Two good collections of essays on feminism, politics, race and culture are available for fireside reading during the holidays. In Stranger in a Strange Land, Guardian and Nation contributor Gary Younge exhibits a foreigner’s curiosity in his travels and writings about America’s idiosyncrasies. Younge, a Brit of Afro-Caribbean descent, produces journalism that permeates what Sacha Baron Cohen’s fictional character Borat tries to get at – the institution of racism and the role of religion in society.
In Younge’s best essays, he resurrects forgotten civil rights activist Claudette Colvin, who preceded Rosa Park’s defiant sitdown in a Montgomery bus. Colvin was a rebellious 15-yearold and at the bottom rung of the ladder in the pious southern African-American community – she was dark skinned, poor and from a neighborhood where “men would drink too much and get into a fight.”
Colvin’s greatest downfall, though, was getting pregnant shortly after her arrest for challenging Jim Crow. Younge catches up with her in the Bronx decades later, where she recounts contemplating prostitution to support her young child and ease the economic burdens of being isolated from the movement she helped birth.
Younge’s essays on the 2004 election prove to be less insightful though still poignant. “This is an election about America and its obsessions, old and new and many are indeed incomprehensible,” he writes. Indeed, many of his American left-wing fans would agree that gay marriage, guns and God are inflated obsessions, but not incomprehensible ones. Gay marriage and abortion are time-tested divisive political tools, and will therefore be forced into the realm of obsession for as long as they prove useful.
A more promising essay features an interview with troubled former New York Times journalist Jayson Blair. Younge writes of Blair, who counts his childhood rape and subsequent drug use and mental problems for disconnecting him with reality: “He’s never more than five minutes away from a giggle… You are left with the impression that he’s barely got started with adulthood.”
After the financial troubles and subsequent closure of indie magazine Clamor, the left can, thankfully, still Bitch. For 10 years the folks at Bitch magazine have unapologetically critiqued pop culture from a feminist perspective, with the best compiled in their recent anthology Bitchfest.

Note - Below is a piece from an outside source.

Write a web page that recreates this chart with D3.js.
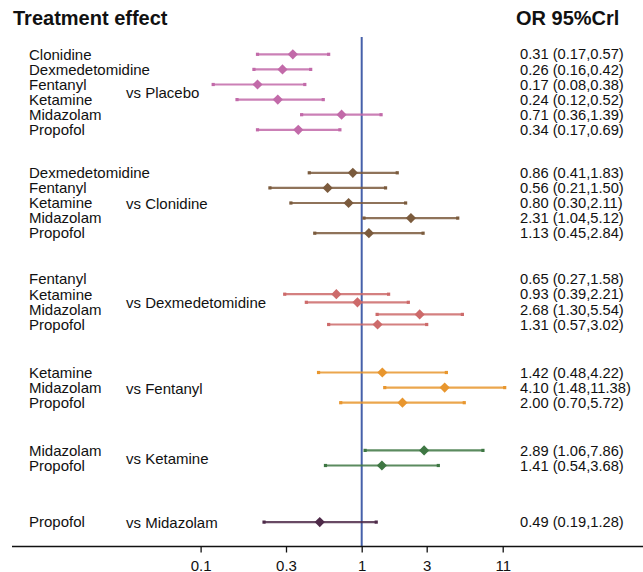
<!DOCTYPE html>
<html>
<head>
<meta charset="utf-8">
<script src="https://cdn.jsdelivr.net/npm/d3@7"></script>
<style>
  body { margin: 0; background: #fff; }
  text { font-family: Arial, "Liberation Sans", sans-serif; fill: #111; }
</style>
</head>
<body>
<script>
// Data: comparisons grouped by reference treatment
const comparators = ['Placebo', 'Clonidine', 'Dexmedetomidine', 'Fentanyl', 'Ketamine', 'Midazolam'];
const treatments = [
  ['Clonidine', 'Dexmedetomidine', 'Fentanyl', 'Ketamine', 'Midazolam', 'Propofol'],
  ['Dexmedetomidine', 'Fentanyl', 'Ketamine', 'Midazolam', 'Propofol'],
  ['Fentanyl', 'Ketamine', 'Midazolam', 'Propofol'],
  ['Ketamine', 'Midazolam', 'Propofol'],
  ['Midazolam', 'Propofol'],
  ['Propofol']
];
const orMean = [
  [0.31, 0.26, 0.17, 0.24, 0.71, 0.34],
  [0.86, 0.56, 0.80, 2.31, 1.13],
  [0.65, 0.93, 2.68, 1.31],
  [1.42, 4.10, 2.00],
  [2.89, 1.41],
  [0.49]
];
const orLow = [
  [0.17, 0.16, 0.08, 0.12, 0.36, 0.17],
  [0.41, 0.21, 0.30, 1.04, 0.45],
  [0.27, 0.39, 1.30, 0.57],
  [0.48, 1.48, 0.70],
  [1.06, 0.54],
  [0.19]
];
const orHigh = [
  [0.57, 0.42, 0.38, 0.52, 1.39, 0.69],
  [1.83, 1.50, 2.11, 5.12, 2.84],
  [1.58, 2.21, 5.54, 3.02],
  [4.22, 11.38, 5.72],
  [7.86, 3.68],
  [1.28]
];
const tickValues = [0.0646, 0.276, 1, 3.02, 11.0];
const tickLabels = ['0.1', '0.3', '1', '3', '11'];

// Layout
const W = 643, H = 572;
const colors = ['#c26aa9', '#7b5b3d', '#cd6a6a', '#e8962e', '#3e7743', '#4e2a49'];
const rowStep = 15.1;
const firstRowY = 54.3;
const gapPx = [0, 43, 46, 48, 47.7, 56.6];   // distance from last row of a group to first row of the next
// the original drew the vs-Dexmedetomidine intervals off their text rows
const markShift = [[], [], [15, 8, 5, 0], [], [], []];
const axisY = 546.5;

const fmt = d3.format('.2f');

const svg = d3.select('body').append('svg')
  .attr('width', W)
  .attr('height', H);

const x = d3.scaleLog()
  .domain([0.01, 100])
  .range([361.7 - 270.8, 361.7 + 270.8]);

// build row list with vertical slots
const rows = [];
const groupSpan = [];
let yCur = firstRowY;
comparators.forEach((c, g) => {
  if (g > 0) yCur += gapPx[g] - rowStep;
  const start = yCur;
  treatments[g].forEach((t, i) => {
    rows.push({
      g, name: t,
      mean: orMean[g][i], lo: orLow[g][i], hi: orHigh[g][i],
      y: yCur,
      my: yCur + (markShift[g][i] || 0)
    });
    yCur += rowStep;
  });
  groupSpan.push([start, yCur - rowStep]);
});

// Titles
svg.append('text')
  .attr('x', 13).attr('y', 25)
  .style('font-size', '20px').style('font-weight', 'bold')
  .text('Treatment effect');
svg.append('text')
  .attr('x', 516).attr('y', 25)
  .style('font-size', '20px').style('font-weight', 'bold')
  .text('OR 95%Crl');

// null line
svg.append('line')
  .attr('x1', x(1)).attr('x2', x(1))
  .attr('y1', 37).attr('y2', axisY)
  .attr('stroke', '#4660aa')
  .attr('stroke-width', 2);

// axis
svg.append('line')
  .attr('x1', 12).attr('x2', W)
  .attr('y1', axisY).attr('y2', axisY)
  .attr('stroke', '#111')
  .attr('stroke-width', 1.4);

const axis = svg.append('g')
  .attr('transform', `translate(0,${axisY})`)
  .call(d3.axisBottom(x)
    .tickValues(tickValues)
    .tickFormat((d, i) => tickLabels[i])
    .tickSize(6)
    .tickPadding(8));
axis.select('.domain').remove();
axis.selectAll('line').attr('stroke', '#111').attr('stroke-width', 1.3);
axis.selectAll('text')
  .attr('fill', '#111')
  .style('font-size', '15px')
  .style('font-family', 'Arial, "Liberation Sans", sans-serif');

// treatment labels
svg.selectAll('.tname')
  .data(rows)
  .join('text')
    .attr('class', 'tname')
    .attr('x', 29)
    .attr('y', d => d.y)
    .attr('dy', '0.35em')
    .style('font-size', '15px')
    .text(d => d.name);

// comparator labels
svg.selectAll('.cname')
  .data(comparators)
  .join('text')
    .attr('class', 'cname')
    .attr('x', 126)
    .attr('y', (d, g) => (groupSpan[g][0] + groupSpan[g][1]) / 2 + 1)
    .attr('dy', '0.35em')
    .style('font-size', '15px')
    .text(d => 'vs ' + d);

// OR text
svg.selectAll('.ortext')
  .data(rows)
  .join('text')
    .attr('class', 'ortext')
    .attr('x', 520)
    .attr('y', d => d.y)
    .attr('dy', '0.35em')
    .style('font-size', '14.7px')
    .text(d => `${fmt(d.mean)} (${fmt(d.lo)},${fmt(d.hi)})`);

// intervals
const marks = svg.selectAll('.ci')
  .data(rows)
  .join('g')
    .attr('class', 'ci');

marks.append('line')
  .attr('x1', d => x(d.lo))
  .attr('x2', d => x(d.hi))
  .attr('y1', d => d.my)
  .attr('y2', d => d.my)
  .attr('stroke', d => colors[d.g])
  .attr('stroke-opacity', 0.85)
  .attr('stroke-width', 2.2);

marks.selectAll('.cap')
  .data(d => [d.lo, d.hi].map(v => ({ v, d })))
  .join('rect')
    .attr('class', 'cap')
    .attr('x', e => x(e.v) - 1.6)
    .attr('y', e => e.d.my - 1.6)
    .attr('width', 3.2)
    .attr('height', 3.2)
    .attr('fill', e => colors[e.d.g]);

marks.append('path')
  .attr('d', d3.symbol(d3.symbolSquare, 52))
  .attr('transform', d => `translate(${x(d.mean)},${d.my}) rotate(45)`)
  .attr('fill', d => colors[d.g]);
</script>
</body>
</html>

While many left intellectuals eschew pop culture topics such as the Spice Girls and CosmoGirl, the editors at Bitch deftly recognized that Americans, especially young people, are far more likely to be in touch with Britney Spears than bell hooks, and with MTV than NOW. More than that, the editors at Bitch developed a financially sustainable, funny and irreverent outlet for feminist media critique. What ensues in Bitchfest are dozens of essays on black feminist metal heads, male bonding, homo-sociality and gay parents going mainstream. In an era where pundits like Ann Coulter and even Camille Paglia utilize feminism for their own gain only to trash it, Bitch is a bulwark against other mindless clichés like feminism’s eminent death. Vive Bitch!